-- start --

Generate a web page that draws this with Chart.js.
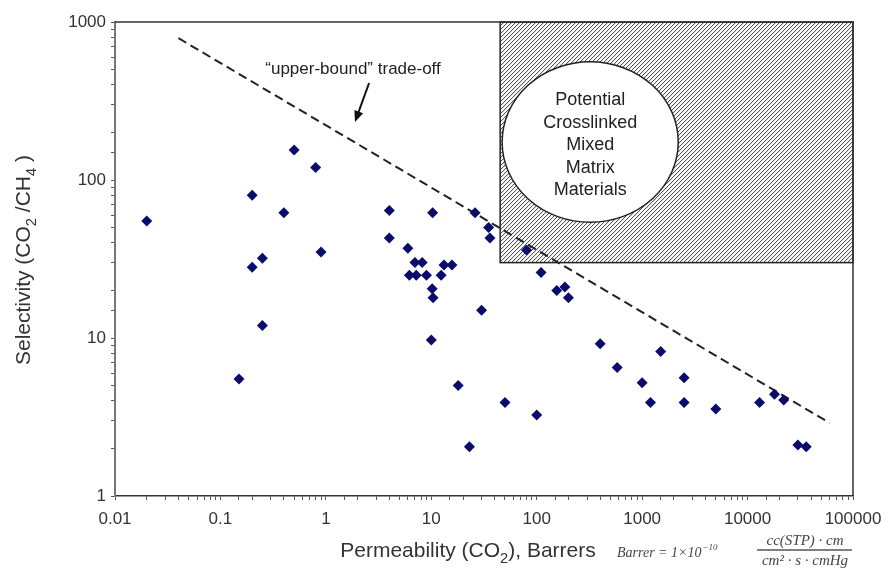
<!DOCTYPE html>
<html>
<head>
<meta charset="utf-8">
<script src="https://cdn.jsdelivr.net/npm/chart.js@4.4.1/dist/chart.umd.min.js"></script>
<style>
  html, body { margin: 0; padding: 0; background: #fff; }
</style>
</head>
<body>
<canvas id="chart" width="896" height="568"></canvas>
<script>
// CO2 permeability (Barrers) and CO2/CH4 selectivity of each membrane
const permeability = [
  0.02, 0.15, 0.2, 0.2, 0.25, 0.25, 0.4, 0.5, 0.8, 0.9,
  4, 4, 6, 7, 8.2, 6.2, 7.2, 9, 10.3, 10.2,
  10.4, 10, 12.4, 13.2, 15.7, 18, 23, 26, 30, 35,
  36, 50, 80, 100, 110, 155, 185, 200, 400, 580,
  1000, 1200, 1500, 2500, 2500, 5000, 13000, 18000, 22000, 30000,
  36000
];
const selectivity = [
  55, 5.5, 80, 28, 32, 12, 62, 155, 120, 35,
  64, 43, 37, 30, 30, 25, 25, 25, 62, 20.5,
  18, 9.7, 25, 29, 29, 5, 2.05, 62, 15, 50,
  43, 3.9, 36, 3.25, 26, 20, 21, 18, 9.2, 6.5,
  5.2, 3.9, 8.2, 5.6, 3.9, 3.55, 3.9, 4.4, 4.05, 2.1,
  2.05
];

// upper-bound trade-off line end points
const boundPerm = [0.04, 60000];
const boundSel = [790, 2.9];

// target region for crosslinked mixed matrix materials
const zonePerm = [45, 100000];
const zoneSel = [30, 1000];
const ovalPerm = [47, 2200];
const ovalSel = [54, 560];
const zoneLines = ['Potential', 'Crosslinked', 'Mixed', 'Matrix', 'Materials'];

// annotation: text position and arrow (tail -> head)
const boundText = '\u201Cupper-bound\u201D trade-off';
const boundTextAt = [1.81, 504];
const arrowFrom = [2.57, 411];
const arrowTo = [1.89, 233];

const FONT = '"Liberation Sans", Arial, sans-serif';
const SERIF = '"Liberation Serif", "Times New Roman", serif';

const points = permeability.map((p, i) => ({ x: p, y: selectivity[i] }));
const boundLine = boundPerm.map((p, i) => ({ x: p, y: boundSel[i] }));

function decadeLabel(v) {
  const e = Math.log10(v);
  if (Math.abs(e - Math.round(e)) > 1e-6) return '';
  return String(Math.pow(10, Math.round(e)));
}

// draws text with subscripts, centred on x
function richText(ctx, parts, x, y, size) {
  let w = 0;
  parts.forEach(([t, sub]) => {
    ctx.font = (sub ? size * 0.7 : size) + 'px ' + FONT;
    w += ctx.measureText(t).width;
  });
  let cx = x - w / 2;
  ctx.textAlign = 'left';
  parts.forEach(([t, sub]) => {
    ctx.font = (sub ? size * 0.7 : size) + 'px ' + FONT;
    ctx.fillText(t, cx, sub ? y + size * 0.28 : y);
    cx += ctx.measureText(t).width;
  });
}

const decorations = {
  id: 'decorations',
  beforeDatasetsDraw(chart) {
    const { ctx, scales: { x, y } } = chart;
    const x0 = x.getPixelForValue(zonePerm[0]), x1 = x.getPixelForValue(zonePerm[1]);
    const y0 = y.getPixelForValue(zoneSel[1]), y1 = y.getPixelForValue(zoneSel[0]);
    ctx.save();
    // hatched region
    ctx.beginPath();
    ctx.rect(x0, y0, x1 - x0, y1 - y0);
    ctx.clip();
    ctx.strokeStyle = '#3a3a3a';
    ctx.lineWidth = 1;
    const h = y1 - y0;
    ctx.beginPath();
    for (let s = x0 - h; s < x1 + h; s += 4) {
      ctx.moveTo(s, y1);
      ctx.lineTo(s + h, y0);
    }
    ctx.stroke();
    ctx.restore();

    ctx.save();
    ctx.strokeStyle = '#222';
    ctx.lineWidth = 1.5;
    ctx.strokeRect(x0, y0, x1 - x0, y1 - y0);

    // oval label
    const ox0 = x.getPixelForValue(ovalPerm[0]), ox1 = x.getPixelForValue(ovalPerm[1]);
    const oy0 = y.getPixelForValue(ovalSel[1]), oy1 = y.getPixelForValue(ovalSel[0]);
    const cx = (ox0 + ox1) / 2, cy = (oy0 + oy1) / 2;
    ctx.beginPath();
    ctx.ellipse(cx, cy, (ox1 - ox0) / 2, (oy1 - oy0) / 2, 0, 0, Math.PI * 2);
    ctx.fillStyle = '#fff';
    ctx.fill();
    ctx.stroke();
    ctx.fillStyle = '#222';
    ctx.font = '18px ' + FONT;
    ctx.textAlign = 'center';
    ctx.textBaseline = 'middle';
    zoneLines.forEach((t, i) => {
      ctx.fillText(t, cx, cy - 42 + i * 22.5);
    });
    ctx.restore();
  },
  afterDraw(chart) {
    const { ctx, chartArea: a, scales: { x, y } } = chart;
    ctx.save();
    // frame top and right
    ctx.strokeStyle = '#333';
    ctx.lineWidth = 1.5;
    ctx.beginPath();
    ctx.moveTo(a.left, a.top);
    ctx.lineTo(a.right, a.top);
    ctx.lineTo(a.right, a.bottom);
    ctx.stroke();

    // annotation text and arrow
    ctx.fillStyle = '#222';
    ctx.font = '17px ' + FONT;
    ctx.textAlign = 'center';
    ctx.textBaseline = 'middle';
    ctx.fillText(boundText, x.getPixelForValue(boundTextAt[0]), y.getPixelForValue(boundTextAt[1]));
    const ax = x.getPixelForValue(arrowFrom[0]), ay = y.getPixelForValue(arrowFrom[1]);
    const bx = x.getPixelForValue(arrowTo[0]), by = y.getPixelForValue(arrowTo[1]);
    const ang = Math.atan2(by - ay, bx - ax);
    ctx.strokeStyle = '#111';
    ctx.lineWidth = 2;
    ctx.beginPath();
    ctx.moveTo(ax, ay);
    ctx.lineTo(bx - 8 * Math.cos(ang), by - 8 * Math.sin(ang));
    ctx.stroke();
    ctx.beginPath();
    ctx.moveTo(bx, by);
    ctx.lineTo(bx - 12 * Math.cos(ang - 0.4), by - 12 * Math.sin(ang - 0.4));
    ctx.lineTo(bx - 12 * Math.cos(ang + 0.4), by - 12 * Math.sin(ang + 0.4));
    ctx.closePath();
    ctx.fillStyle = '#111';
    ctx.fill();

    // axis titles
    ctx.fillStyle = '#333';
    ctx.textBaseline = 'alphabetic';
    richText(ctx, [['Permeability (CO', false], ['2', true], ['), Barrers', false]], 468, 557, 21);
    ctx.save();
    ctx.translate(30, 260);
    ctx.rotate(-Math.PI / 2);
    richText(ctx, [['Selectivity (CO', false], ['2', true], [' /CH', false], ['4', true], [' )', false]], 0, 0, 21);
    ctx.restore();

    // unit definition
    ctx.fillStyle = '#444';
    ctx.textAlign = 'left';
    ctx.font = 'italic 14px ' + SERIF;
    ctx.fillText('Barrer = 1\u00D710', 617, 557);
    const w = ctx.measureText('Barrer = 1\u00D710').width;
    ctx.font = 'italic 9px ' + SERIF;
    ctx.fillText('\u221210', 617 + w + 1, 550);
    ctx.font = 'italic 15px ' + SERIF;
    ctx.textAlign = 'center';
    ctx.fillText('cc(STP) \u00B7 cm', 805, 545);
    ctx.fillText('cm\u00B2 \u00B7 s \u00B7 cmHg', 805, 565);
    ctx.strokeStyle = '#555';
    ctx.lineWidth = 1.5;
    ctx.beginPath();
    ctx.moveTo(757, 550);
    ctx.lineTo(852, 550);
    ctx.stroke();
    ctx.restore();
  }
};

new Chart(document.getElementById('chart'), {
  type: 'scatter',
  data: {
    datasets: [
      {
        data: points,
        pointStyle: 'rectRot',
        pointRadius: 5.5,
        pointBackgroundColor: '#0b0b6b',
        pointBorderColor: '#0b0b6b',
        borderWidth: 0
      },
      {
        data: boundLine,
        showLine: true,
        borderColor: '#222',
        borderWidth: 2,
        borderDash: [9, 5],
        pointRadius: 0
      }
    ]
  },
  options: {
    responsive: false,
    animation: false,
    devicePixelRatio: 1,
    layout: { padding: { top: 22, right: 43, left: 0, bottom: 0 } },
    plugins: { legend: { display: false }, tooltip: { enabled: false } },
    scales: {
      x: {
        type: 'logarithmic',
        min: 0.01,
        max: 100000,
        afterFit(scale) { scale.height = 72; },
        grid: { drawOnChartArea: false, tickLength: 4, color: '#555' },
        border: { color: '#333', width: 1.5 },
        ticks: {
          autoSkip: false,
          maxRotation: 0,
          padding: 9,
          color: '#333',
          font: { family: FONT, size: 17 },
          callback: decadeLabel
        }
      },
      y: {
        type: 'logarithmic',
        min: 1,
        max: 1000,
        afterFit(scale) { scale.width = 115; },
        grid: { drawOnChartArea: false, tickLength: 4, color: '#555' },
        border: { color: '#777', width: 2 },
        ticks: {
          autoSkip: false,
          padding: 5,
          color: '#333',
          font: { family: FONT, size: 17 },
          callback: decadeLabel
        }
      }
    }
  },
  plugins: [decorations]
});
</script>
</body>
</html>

-- end --

What is required: Copy, from the material, each line that holds the string "draws".

Correct response:
Generate a web page that draws this with Chart.js.
// draws text with subscripts, centred on x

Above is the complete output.